Tahun 2004 akhir, saya mendapatkan amanah baru lagi, dalam bidang yang sangat berbeda dari yang pernah saya jalani di kampus. Tetapi keikutsertaan saya dalam organisasi ini sungguh merupakan hal yang saya sangat inginkan. Saya bergabung dengan Forum Lingkar Pena cabang Bekasi. Niat saya bergabung adalah ingin belajar dan menggali ilmu sebanyak-banyaknya dari pertemuan rutin yang biasa dilakukan. Tetapi ternyata Allah memberikan saya amanah yang cukup besar lagi kepada saya. Saya menjadi ketua FLP Bekasi. Membawahi kepengurusan yang langsung dibentuk setelah pembentukan kembali FLP Bekasi, dan melakukan perekrutan serta memberikan pelatihan kepada anggota baru. Berarti termasuk untuk diri saya sendiri.
Duduk melingkar di selasar masjid Islamic Center Bekasi setiap dua minggu sekali, membahas beberapa topik kepenulisan, membuat games dan simulasi seadanya, berusaha menjaga kuantitas peserta training, dan memberikan motivasi kepada mereka untuk menulis. Setahun pertama benar-benar tidak mudah. Kepengurusan pun direstrukturisasi ketika tengah tahun pertama karena ada beberapa yang tidak efektif. Anggota datang dan pergi, materi training diberikan dengan coba-coba sebab kurikulum dibuat sendiri, saya berjalan hampir terseok-seok dan merasa sulit sekali memberikan pencerahan dan pengembangan bagi organisasi ini.
Sempat suatu kali, ketika saya mengisi materi di pertemuan rutin itu, saya berada dalam kondisi yang nyaris ‘di bawah’. Saya merasa jenuh, sedikit kecewa dengan keaktifan pengurus yang hanya beberapa gelintir saja, namun harus dengan ceria menghadapi anggota yang masih antusias hadir dan menimba ilmu. Alhamdulillah, pada tahun pertama jumlah anggota yang rutin hadir sekitar lima belas orang. Dan itu berjalan cukup stabil, walau sempat berganti-ganti muka. Tetap saja, saya merasa stagnan dan nyaris tidak tahu harus berbuat apalagi untuk membuat organisasi ini lebih dinamis. Saya merasa sangat bosan.
Pada hari itu, malam harinya, saya merenungi kembali dua jam training yang telah saya hadiri di siang harinya. Saya sedang mencoba menata kembali hati saya dan berintrospeksi. Tiba-tiba saja sebuah sms masuk.

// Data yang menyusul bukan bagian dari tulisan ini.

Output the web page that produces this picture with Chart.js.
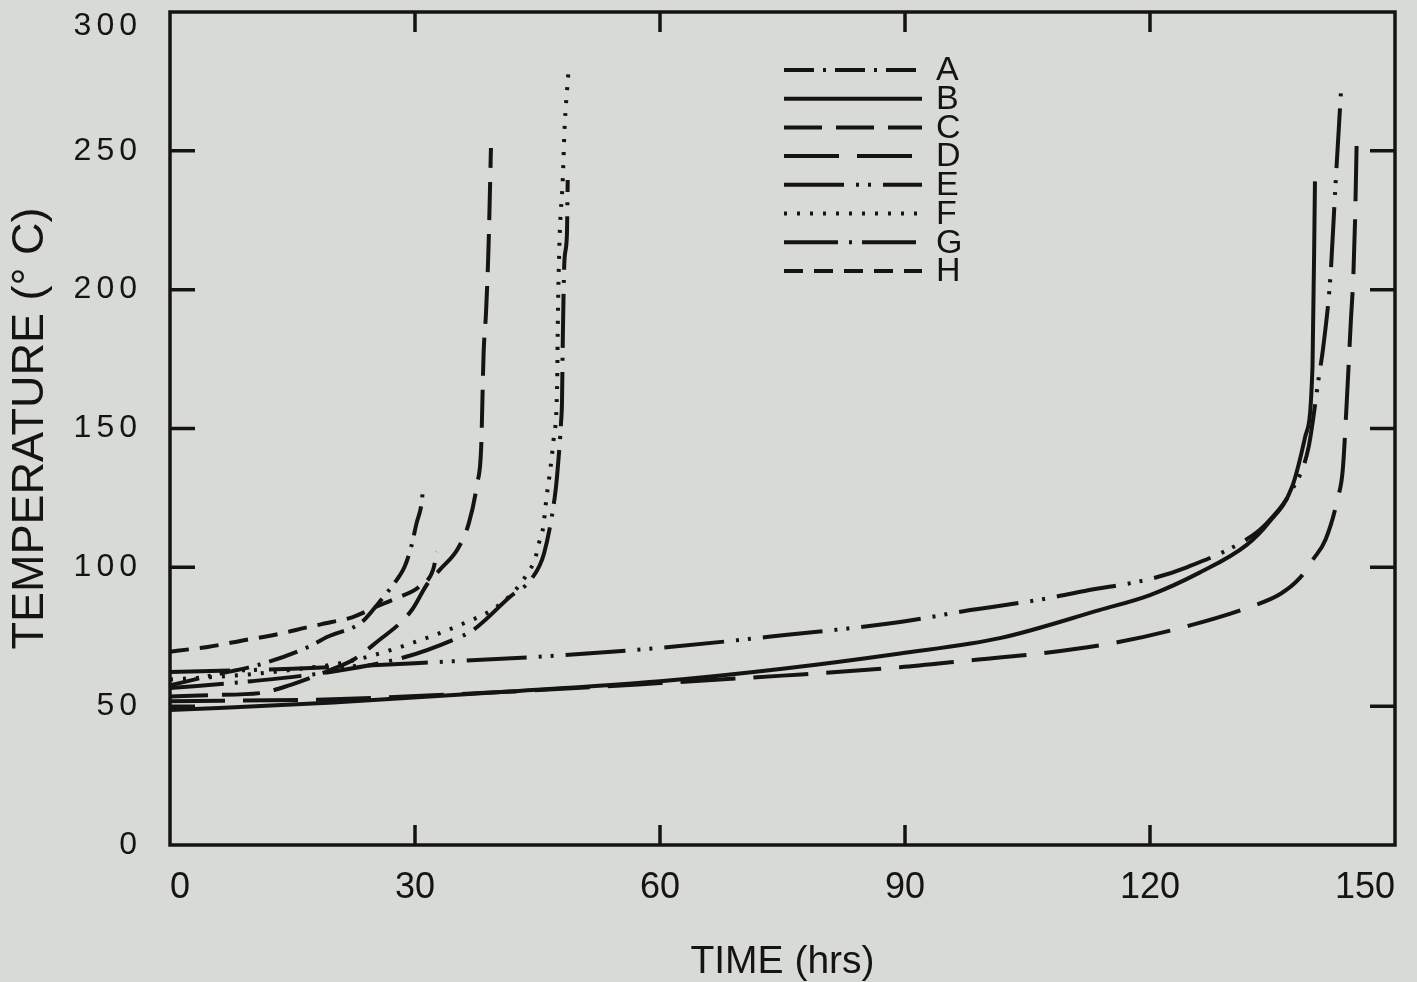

“Teh Vita, selama ini saya sering merasa jenuh dan tak bersemangat dengan segala kesibukan saya. Tapi hari ini saya sadar bahwa tugas seorang ketua sungguh lebih berat. Ia harus menjadi ruh bagi para anggotanya. Tetep semangat ya, Teh! Cayo!”
Saya tertegun cukup lama. Pesan itu datang dari Adnan, salah seorang anggota yang cukup komit dan sebenarnya cukup sering memberikan saya semangat seperti itu lewat sms. Kali itu Adnan bukan saja memberikan saya semangat, melainkan juga memberikan sentilan bagi diri saya.
Menjadi ruh. Istilah tersebut terngiang-ngiang terus-menerus. Dan saya tidak lagi merasa berat dan payah akan beban yang tadinya sempat membuat saya hampir ‘terjatuh’. Kalau saya bisa memberikan semangat kepada teman-teman saya di organisasi, dan apa yang saya sampaikan bisa menyuntikkan motivasi bagi mereka, sepertinya saya yang akan merasa benar-benar bahagia.
Memang benar, sebuah jamaah tidak akan bisa bergerak tanpa seorang pemimpin. Dan seorang pemimpin tidak akan bisa melaksanakan tugasnya tanpa jamaah yang taat kepadanya. Pemimpin selemah apapun akan mampu melakukan tugasnya bila dibantu oleh jamaah yang kuat dan mendukungnya. Dan saya perlu menambahkan, bahwa sebenarnya yang menjadi ruh bukanlah hanya seorang pemimpinnya saja. Bahkan seringkali ruh itu didapat dari para anggota yang, secara sadar atau tidak, turut andil memberikan semangat di kala pemimpin sedang lemah.